SQL Server Developers Get Taste of 'Juneau' Goodies
Here's good news if you're a database developer who doesn't like working with SQL Server Management Studio (SSMS): You may not have to use it too much longer.
At the recent PASS Summit, Microsoft showed a packed roomful of database developers how the next version of SQL Server--code-named "Denali"--will include a unified development environment based on Visual Studio.
Officially called SQL Server Developer Tools code-named "Juneau," the new bells and whistles were demonstrated by Microsoft's Don Box during a PASS keynote address by Quentin Clark.
"What we're trying to do with Juneau is really advance the state of the art of database development," Box said as he demonstrated the new functionality in a Visual Studio shell. "What we're doing is, we're looking at all the stuff we've done in the past, all the stuff that's been done in Visual Studio, around doing things like .NET, C++, C<--we're trying to bring that goodness to the database development world," Box said.
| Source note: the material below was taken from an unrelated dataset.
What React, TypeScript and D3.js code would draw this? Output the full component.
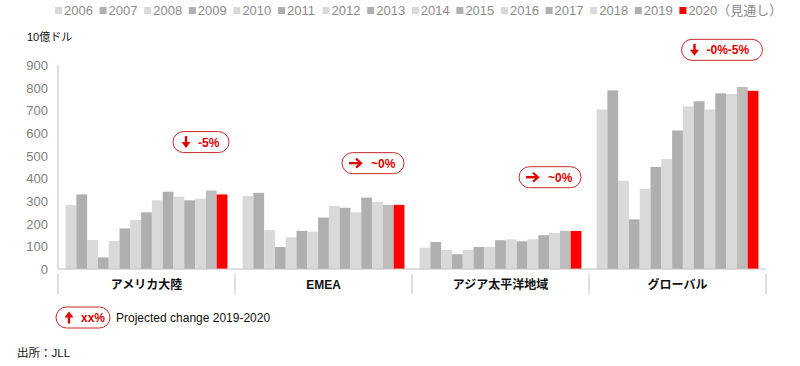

Working in the Visual Studio shell, Box said, lets developers "take advantage of the new shell, the new WPF-based text editor, new language services. All those accrue value to the SQL Server product. And this also accrues value to business intelligence, so the BIDS assets are going to be in the same shell as our relational database assets."
With a nod to those who happen to like SSMS, Box demonstrated the "connected experience that an SSMS user is going to be used to, inside of Juneau."
Box showed how Juneau lets developers use the Server Explorer to drill down into a database and get the same preview that SSMS provides. "I can say new query and I get the new text editor with new language services on top of T-SQL based on the database I'm deployed against," he said.
He showed a simple Execute command and said, "I also can do execute with debugging, so basically anywhere I see SQL text in a text editor, I can select it and either execute it directly against the database, or I can execute under debugging and just start doing step into or step over, anyplace I see text."
A new table designer was also demoed that used the Visual Studio style panes of code, design or a split between the two. When changes were made to the design pane, they were immediately reflected in the text editor pane, and vice versa.
Also, Box noted that the table designer lets developers easily see subordinate objects such as check constraints, primary constraints and indices. As he clicked through these items, the relevant T-SQL code was brought up in the text editor, with the affected columns highlighted.
And in some ways, Juneau will surpass SSMS. When using a CREATE view, Box noted that it's not idempotent, so any changes made would normally involve transcribing them into ALTER commands. "One of the things that we do in the tool which is an advance of what I have in SSMS today, is I have the ability to take all these pending changes which I've been accruing and say 'figure out the ALTER script for me.' So if I say commit all to database, we actually do analysis of all the source text that you've now accrued vs. the actual catalog in the database and we figure out what needs to be done to make this so."
Plenty of other cool things were shown, also, including FileTable file storage, semantic searching and version-awareness and edition-awareness, which means Juneau enforces language constraints depending on your target, be it Denali, SQL Server 2008 or SQL Azure. And speaking of Azure and the cloud, while Box didn't address it directly, one of the aims of Juneau is to "is to make developing for SQL Azure and on-site SQL exactly the same," according to a recent interview with Clark by The Register.
You can register and see the Box demo yourself--along with other presentations--at the PASS Web site.
While the first Community Technology Preview (CTP) of Denali was released at the Summit, developers will have to wait a bit to get their hands on the Juneau technology--it's scheduled to be included in the next CTP, with no expected timeline provided.